Seeing all that on the same page makes a mother’s heart feel like it’s being stepped on. In a good way, I suppose. I’m being imprinted.

It makes me think of a night when T was six and he called to me in the hallway, after I kissed him goodnight, “Mama, I have a picture of you on my heart!” That’s just how he said it. I know–it’s in my journal.

My journals are full of pictures. Not actual photos or drawings, but snapshots of the kids at different ages. I start reading and suddenly there are different versions of the kids, right before me.

There is H at eight at the piano in the family room, wearing his A’s cap and playing “Hall of the Mountain King” as fast as he can crank it out. He looks at us, no smile because he’s concentrating, crosses his left hand over his right and keeps playing with opposite hands. He looks at us again, thinking how to up the ante, and sinks to his knees below the piano, his hands still above his head, crossed and playing.

There is Lulu in her bedroom with the lavender walls at three, negotiating something with her dad. She lets him talk for a bit, then puts one hand on her hip, raises the other one towards him and says, “I’ll tell you what.”

There is Mr. T at two, sitting in his high chair with his butter-colored hair, and a baby carrot in each chubby hand. He holds the carrots upright like rockets and says, “One, two, free, go!” and then guides them up, slow motion, making blasting noises—pf-f-f-f—and following their ascent with his head and his eyes.

Fourteen years ago I wrote in my mother’s journal, “I go back and reread what I’ve written here and am struck because I have forgotten it all.” How much more have I forgotten fourteen years later? Still, I pass the piano today and H is there, playing on his knees; I look through Lulu’s doorway and she’s still making deals, hand on hip; I dust the high chair I painted twenty-two years ago, now an artifact in our dining room, and there is Mr. T, blasting carrot rockets. Still. Because I wrote it down.

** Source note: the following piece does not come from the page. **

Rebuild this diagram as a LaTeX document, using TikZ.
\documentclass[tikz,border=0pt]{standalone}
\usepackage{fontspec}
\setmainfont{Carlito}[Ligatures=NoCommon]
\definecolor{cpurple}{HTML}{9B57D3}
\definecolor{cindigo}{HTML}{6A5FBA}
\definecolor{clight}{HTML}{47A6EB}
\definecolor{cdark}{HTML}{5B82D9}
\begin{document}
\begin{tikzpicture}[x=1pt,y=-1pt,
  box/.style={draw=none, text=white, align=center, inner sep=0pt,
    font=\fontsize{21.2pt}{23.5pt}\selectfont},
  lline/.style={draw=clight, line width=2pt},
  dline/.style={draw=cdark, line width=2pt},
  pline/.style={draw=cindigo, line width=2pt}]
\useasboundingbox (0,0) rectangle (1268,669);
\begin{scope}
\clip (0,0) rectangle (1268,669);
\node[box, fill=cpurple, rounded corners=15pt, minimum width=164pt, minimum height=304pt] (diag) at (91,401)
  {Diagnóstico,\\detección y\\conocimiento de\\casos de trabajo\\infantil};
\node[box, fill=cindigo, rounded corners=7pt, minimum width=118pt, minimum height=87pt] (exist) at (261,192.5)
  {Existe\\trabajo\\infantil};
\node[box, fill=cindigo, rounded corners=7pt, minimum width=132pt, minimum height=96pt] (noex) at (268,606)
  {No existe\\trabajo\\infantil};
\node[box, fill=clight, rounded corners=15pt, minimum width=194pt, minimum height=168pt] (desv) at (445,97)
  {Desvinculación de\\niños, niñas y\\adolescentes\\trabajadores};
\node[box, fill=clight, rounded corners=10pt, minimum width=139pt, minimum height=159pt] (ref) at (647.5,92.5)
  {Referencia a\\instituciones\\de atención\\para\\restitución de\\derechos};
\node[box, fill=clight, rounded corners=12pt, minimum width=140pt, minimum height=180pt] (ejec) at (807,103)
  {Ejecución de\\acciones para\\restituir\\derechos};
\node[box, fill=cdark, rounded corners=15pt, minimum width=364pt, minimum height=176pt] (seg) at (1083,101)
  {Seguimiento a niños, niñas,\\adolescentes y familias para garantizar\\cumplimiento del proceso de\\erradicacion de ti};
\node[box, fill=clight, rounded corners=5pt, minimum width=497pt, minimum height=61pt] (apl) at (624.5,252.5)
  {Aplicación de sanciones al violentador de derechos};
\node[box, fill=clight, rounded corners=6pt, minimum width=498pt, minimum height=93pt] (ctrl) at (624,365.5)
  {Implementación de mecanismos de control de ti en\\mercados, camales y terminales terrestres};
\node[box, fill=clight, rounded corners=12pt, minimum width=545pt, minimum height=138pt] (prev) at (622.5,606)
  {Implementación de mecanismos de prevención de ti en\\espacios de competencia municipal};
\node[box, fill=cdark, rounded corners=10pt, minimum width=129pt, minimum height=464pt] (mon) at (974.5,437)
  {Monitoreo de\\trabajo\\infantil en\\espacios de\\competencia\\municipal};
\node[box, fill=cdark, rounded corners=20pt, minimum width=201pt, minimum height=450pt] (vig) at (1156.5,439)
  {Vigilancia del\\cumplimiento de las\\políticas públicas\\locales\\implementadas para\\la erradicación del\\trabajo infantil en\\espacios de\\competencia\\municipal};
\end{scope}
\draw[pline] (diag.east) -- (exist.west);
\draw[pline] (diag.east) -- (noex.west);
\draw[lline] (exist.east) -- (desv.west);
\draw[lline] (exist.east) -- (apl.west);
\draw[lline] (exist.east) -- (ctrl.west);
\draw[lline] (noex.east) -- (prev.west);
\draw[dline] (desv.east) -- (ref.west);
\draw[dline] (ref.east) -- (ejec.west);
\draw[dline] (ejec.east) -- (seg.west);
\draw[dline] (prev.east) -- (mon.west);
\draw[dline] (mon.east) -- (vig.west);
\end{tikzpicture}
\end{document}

When I go out to write at a cafe, I shove my mother’s journals into my book bag beside my computer, so I can reference them as I work on my essay. The other day it hit me: what if I lost them? My computer is backed up; I could deal with losing it. If I lost one of my personal journals I’d be okay; it’s mostly the same rambling and whining as twenty years ago, with different details. But my mother’s journals! If I lost them I’d lose a part of my kids. I’d lose the part of my memory that I’ve already lost.

Maybe I could pay a certain kid to scan them (since he isn’t busy shooting carrot rockets these days.)

Honestly, this isn’t the best time to be working on an essay about my kids when they were younger, and to be rereading my old journals. Lulu leaves for college on the east coast in a few weeks. Talk about feeling like your heart is being trampled on! There’s no sense in soaking that heart in extra melancholy. I’ve been through this before; I know better. Yet there’s something comforting in rereading the journals now. They assure me that even when she’s gone, L will always be here, dancing through the kitchen, decorating her sentences with precocious words, making deals with her hand on her hip.

She’ll always be here. She’ll always be here. She’ll always be here. If I say it enough, I might believe it.